One of the most disturbing and arresting characterizations of the American movie business, Speed-the-Plow is, at heart, a whimsical satire or, as Jack Kroll of Newsweek characterized it, “another tone poem by our nation’s foremost master of the language of moral epilepsy.”
The play, by David Mamet, sets its context with an epigram by William Makepeace Thackeray, from his novel Pendennis: “Which is the most reasonable, and does his duty best; he who stands aloof from the struggle of life, calmly contemplating it, or he who descends to the ground, and takes his part in the contest?”

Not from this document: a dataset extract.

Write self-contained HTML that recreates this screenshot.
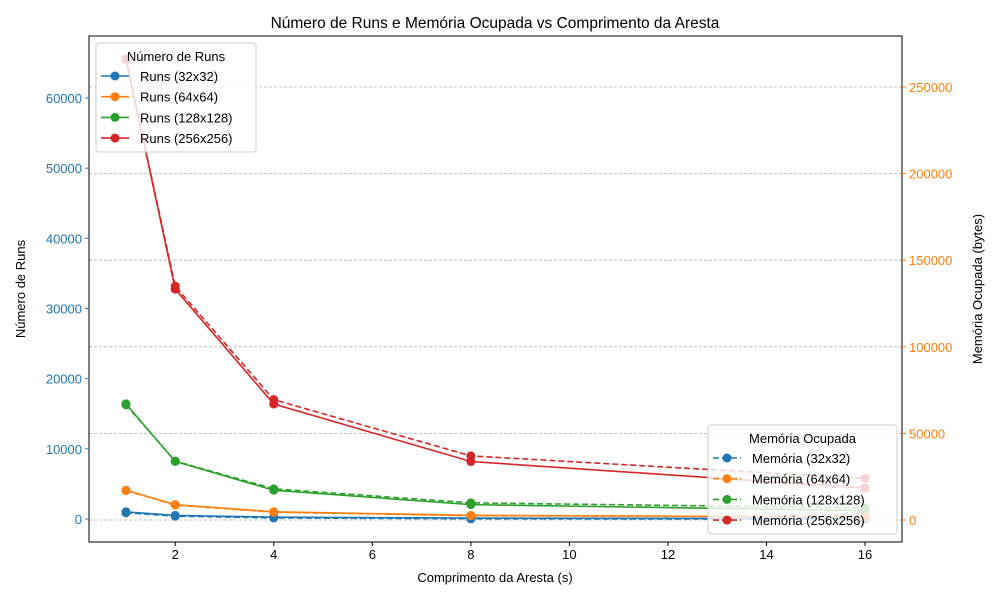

This ringing query drives much of the action and drama in this spellbinding play. The character of Bobby Gould finds himself on both sides of this dilemma. At times he stands aloof and at other times he takes part in life’s contest.
As the first act opens, we are introduced to Gould, who has recently been promoted to head of production at a major Hollywood studio. His job is to find suitable scripts that can be made into big Hollywood movies. His cohort, Charlie Fox, comes calling with news that movie star Doug Brown came to his house that morning interested in making a movie Fox had sent his way.
From there the narrative twists and turns in a male bravado sort of way. There are wagers. There are temps. There are seductions. There are beliefs. There are questions. And the answers come slowly and slyly. Still, a fundamental truth gets revealed.
The epigram from Pendennis is, technically speaking, not part of the play. It does however provide a powerful moral lesson as we consider its conclusion:
But the earth, where our feet are, is the work of the same Power as the immeasurable blue yonder, in which the future lies into which we would peer. Who ordered sickness, ordered poverty, failure, success – to this man a foremost place, to the other a nameless struggle with the crowd – to that a shameful fall, or paralyzed limb or sudden accident – to each some work upon the ground he stands on, until he is laid beneath it.